It's true that sometimes the best images just . . . happen. You are in the right spot, at the right time, a camera in hand and - boom. Marilyn Monroe's skirt blows up, utterly unexpectedly! Yes, it's key to be ready for those eventualities, but it's also unwise to count on them.
Which is why, right now, I am waiting for the moon. Lately I've been taking a lot of early morning shots at a nearby golf course, and I'm convinced that there are some settings there that would make a terrific moon rising - or moon setting - image. So I'm in preparation mode. I've looked up the full moon dates and rising and setting times. I've checked out the google map of the golf course, and have a good idea where I need to be to get the best shots. There isn't a huge window of time for the pictures I want to take, so the more advance planning, the better.

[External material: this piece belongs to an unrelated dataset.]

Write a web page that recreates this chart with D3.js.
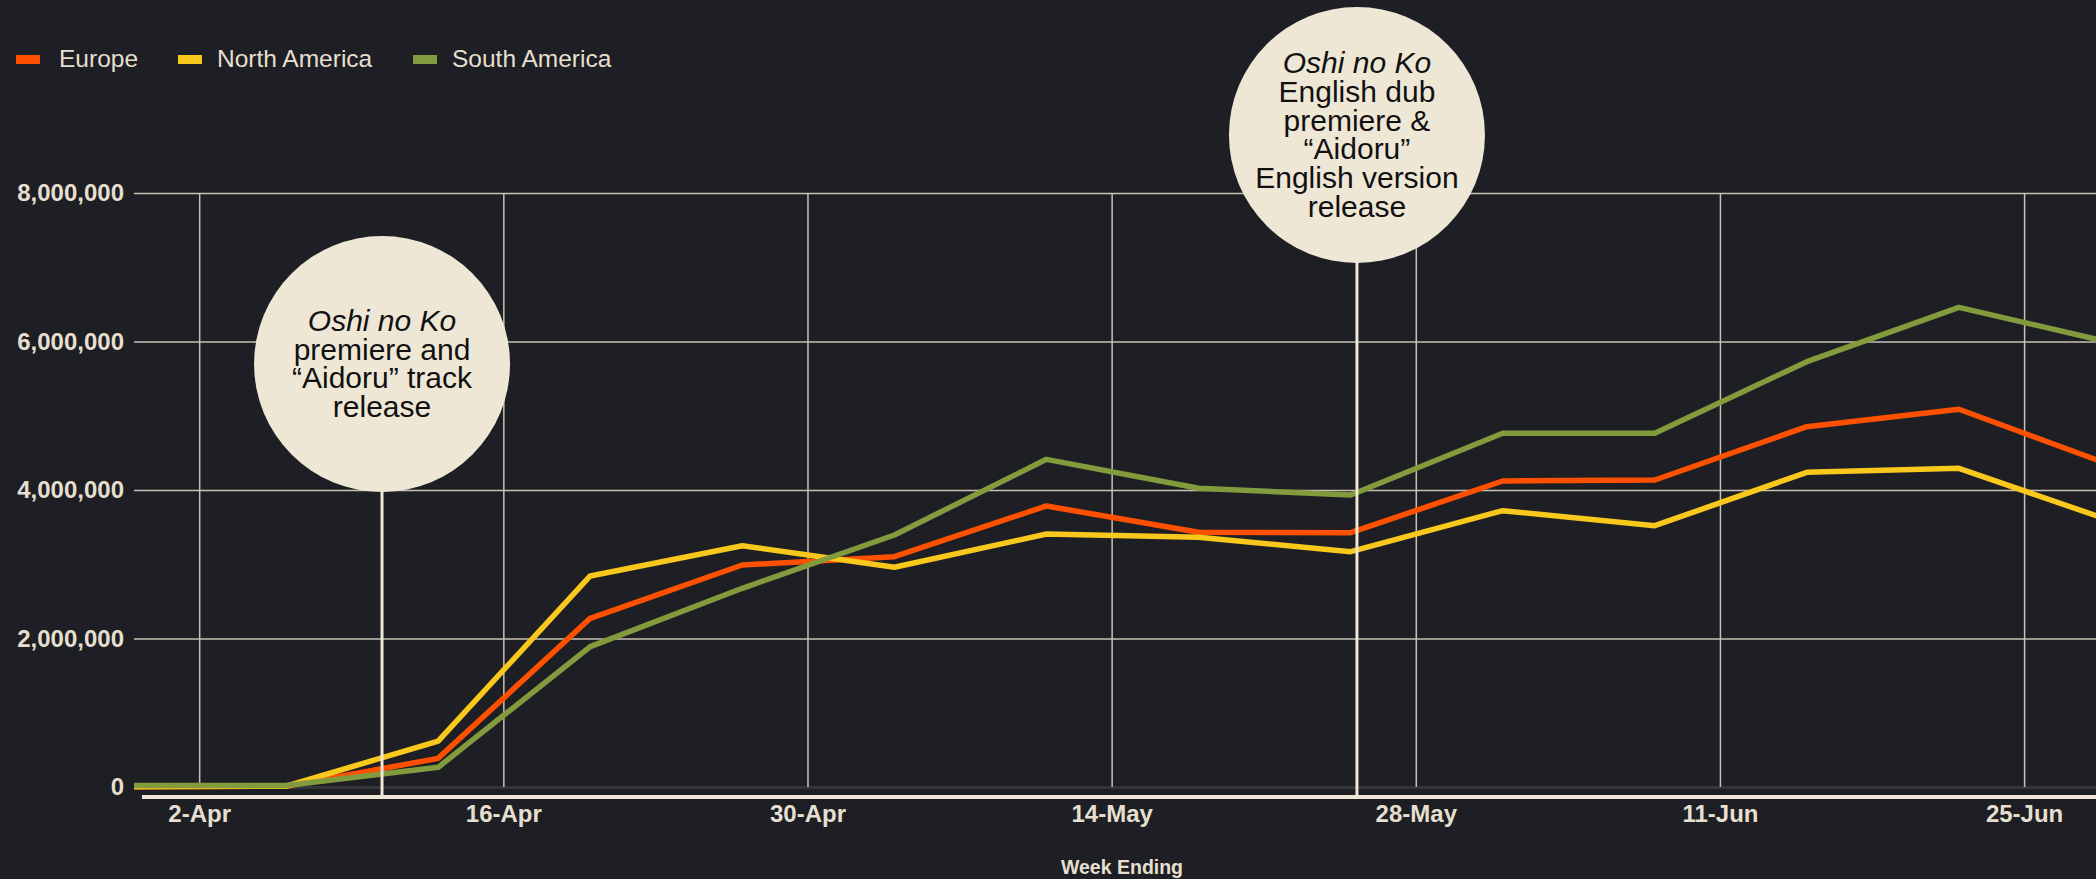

And if it's cloudy, or things don't quite work out as I'm hoping, I'll be back on it in a month.
In photography, the mantra most oft repeated is that you don't take great pictures, you make them. Along those same lines, when the great travel photographers are asked how they get their incredible shots, the answers are often along the same lines - they go back to the wonderful places again and again, until the magic makes it happen. Or, should I say, until the thought and planning combine just perfectly into an image that is exactly right.
Will my planning work out? Eventually I know it will, and when that happens you will see that image here.